## Begin Extracted entries

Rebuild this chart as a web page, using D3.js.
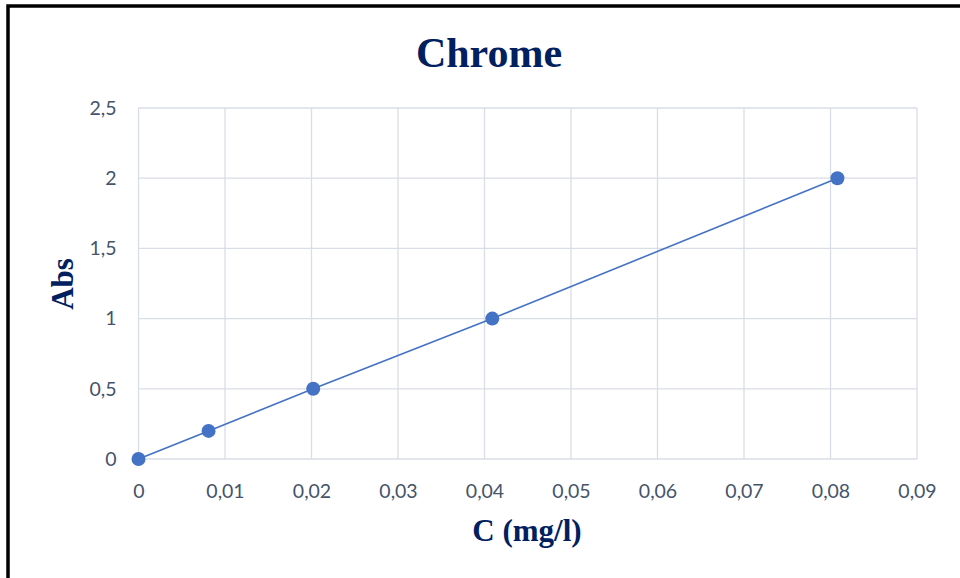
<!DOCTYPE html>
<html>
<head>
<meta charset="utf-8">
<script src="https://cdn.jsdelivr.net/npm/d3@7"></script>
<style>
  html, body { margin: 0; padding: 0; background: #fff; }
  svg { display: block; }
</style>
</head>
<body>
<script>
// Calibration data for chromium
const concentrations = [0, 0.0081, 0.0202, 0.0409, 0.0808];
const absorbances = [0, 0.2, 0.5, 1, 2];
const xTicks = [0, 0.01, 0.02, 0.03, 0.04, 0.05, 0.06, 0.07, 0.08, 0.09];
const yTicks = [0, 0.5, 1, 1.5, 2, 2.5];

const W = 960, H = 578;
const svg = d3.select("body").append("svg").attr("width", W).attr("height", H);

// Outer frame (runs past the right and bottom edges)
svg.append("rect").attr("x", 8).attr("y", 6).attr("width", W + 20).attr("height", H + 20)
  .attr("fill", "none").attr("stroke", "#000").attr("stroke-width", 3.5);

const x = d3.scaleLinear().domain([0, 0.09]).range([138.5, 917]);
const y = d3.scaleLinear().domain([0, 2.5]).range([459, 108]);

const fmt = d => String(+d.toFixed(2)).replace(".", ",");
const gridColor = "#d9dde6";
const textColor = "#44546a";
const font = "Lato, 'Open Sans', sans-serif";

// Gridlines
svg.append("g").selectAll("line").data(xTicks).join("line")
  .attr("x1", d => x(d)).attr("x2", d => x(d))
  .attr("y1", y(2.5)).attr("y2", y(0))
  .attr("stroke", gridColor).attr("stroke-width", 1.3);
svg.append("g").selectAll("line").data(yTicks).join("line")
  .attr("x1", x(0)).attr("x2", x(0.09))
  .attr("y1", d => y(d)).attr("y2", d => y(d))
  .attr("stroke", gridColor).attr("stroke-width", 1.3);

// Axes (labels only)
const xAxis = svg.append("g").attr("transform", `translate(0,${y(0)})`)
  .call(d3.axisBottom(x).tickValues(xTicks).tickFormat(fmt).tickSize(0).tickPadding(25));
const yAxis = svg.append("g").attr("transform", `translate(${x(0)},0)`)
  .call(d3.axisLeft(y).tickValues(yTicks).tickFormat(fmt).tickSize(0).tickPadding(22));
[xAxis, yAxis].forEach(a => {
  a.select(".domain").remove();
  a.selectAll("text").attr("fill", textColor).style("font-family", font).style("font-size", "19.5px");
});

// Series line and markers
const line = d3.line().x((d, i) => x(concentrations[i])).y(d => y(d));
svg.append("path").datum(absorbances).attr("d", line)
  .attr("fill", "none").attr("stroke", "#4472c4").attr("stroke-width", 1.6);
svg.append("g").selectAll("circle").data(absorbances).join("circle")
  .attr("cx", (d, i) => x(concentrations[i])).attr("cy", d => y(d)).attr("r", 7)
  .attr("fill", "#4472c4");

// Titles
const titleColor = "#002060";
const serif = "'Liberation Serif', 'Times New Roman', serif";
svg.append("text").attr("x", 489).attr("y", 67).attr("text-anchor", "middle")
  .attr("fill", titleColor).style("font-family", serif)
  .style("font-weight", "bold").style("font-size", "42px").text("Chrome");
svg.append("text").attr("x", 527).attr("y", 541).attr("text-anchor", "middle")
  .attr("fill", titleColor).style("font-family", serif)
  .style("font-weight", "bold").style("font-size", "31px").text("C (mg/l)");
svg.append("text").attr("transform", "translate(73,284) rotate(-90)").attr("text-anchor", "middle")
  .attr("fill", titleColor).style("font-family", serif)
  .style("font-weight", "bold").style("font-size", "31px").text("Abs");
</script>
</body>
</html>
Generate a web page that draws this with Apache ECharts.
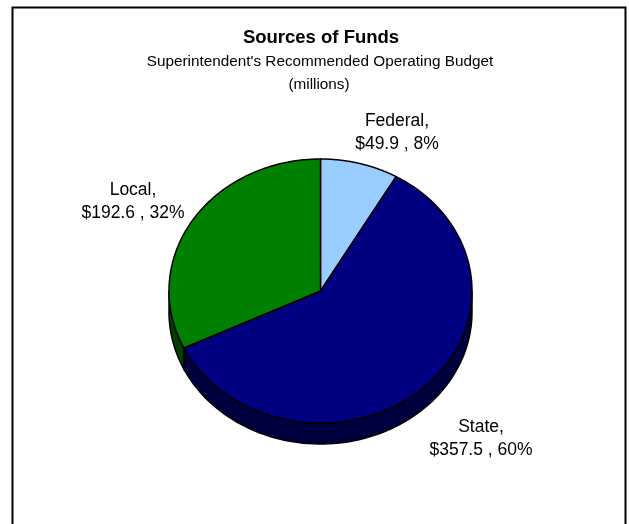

## End Extracted entries

What to do:
Repeat the records above exactly, from the first line through the line that contains "const yTicks = [0, 0.5, 1, 1.5, 2, 2.5];", and leave out the pictures.

Solution to this exercise:
Rebuild this chart as a web page, using D3.js.
<!DOCTYPE html>
<html>
<head>
<meta charset="utf-8">
<script src="https://cdn.jsdelivr.net/npm/d3@7"></script>
<style>
  html, body { margin: 0; padding: 0; background: #fff; }
  svg { display: block; }
</style>
</head>
<body>
<script>
// Calibration data for chromium
const concentrations = [0, 0.0081, 0.0202, 0.0409, 0.0808];
const absorbances = [0, 0.2, 0.5, 1, 2];
const xTicks = [0, 0.01, 0.02, 0.03, 0.04, 0.05, 0.06, 0.07, 0.08, 0.09];
const yTicks = [0, 0.5, 1, 1.5, 2, 2.5];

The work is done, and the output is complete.